The school year in Utah would get shorter for some students so their teachers could have more time to train under a bill advancing in the Legislature.
The House Education Committee approved SB103 by 11-4 Friday morning. The plan, already approved by the Senate, would allow school districts and charter schools to replace as many as four instructional days each year with teacher-training days. It would be up to each local school board whether to do so.
Utah teachers used to get state-paid training days each year, on top of the 180 days they taught, but lawmakers cut that funding during the recession. It has never been restored.
Bill sponsor Sen. Aaron Osmond, R-South Jordan, said he’d like to see the money that was cut restored over time. But until it is restored, his bill is needed, he said. Originally, he was going to let districts reallocate up to eight days, but cut that down to four on Friday after hearing concerns that was too many.
“Knowing the political realities of our environment I felt that we cannot afford to wait for a solution to happen,” Osmond said. “We know that when a teacher has adequate training and time to prepare for the classroom, that has a direct impact on academic outcomes.”
Several lawmakers, however, said they struggled with the idea of giving teachers additional training time at the expense of classroom time for kids.
“I’ve been hearing a lot out there, that there’s money out there, lots of it, for education for certain purposes,” said Rep. Carol Spackman Moss, D-Holladay. “I think it’s a matter of will.”
A $200 million proposal by House Speaker Becky Lockhart to put technology in every Utah student’s hands has been a topic of serious discussion at the Capitol for weeks.
Patti Harrington, with the Utah School Boards and Utah School Superintendents associations, opposed SB103, saying, “It’s a sad day in a state as strong as Utah when we are giving teachers time only by balancing it on the backs of students.”
Sara Jones, with the Utah Education Association, also called the bill “problematic,” saying the UEA would instead like to see money restored for additional teacher-training days.
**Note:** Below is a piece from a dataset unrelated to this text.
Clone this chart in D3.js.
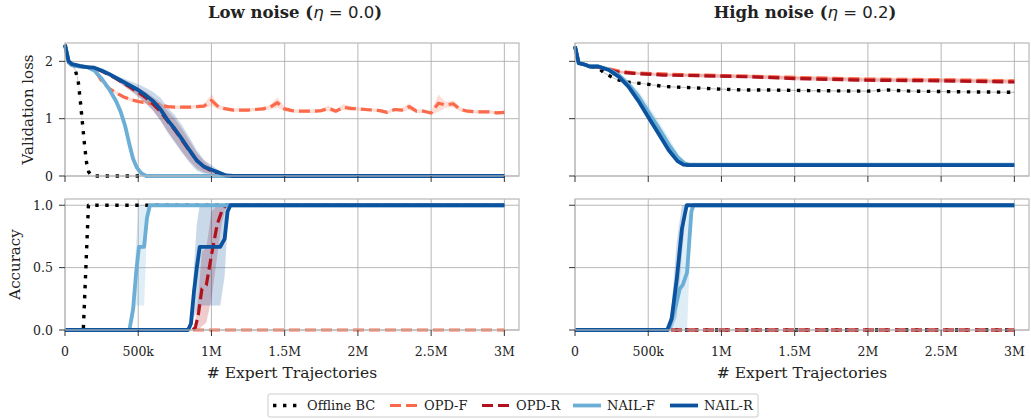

And Rep. Steve Eliason, R-Sandy, opposed the bill, saying it seems that countries with the most successful education systems have longer school years, not shorter ones.
But Rep. Francis Gibson, R-Mapleton, said whether to restore the teacher-training money is a different discussion. He said it’s not practical to wait for that to happen. Gibson is sponsoring the $200 million one-on-one technology proposal, HB131.
Rep. Jim Nielson, R-Bountiful, also said he supported SB103, saying it should be up to districts how to spend state dollars.
In 2011, the state school board voted to allow Utah school districts to replace up to two instructional days with teacher-training days. State Superintendent Martell Menlove said less than half of the state’s school districts and charter schools have opted to do that.
The bill needs to pass the full House before it goes to the governor.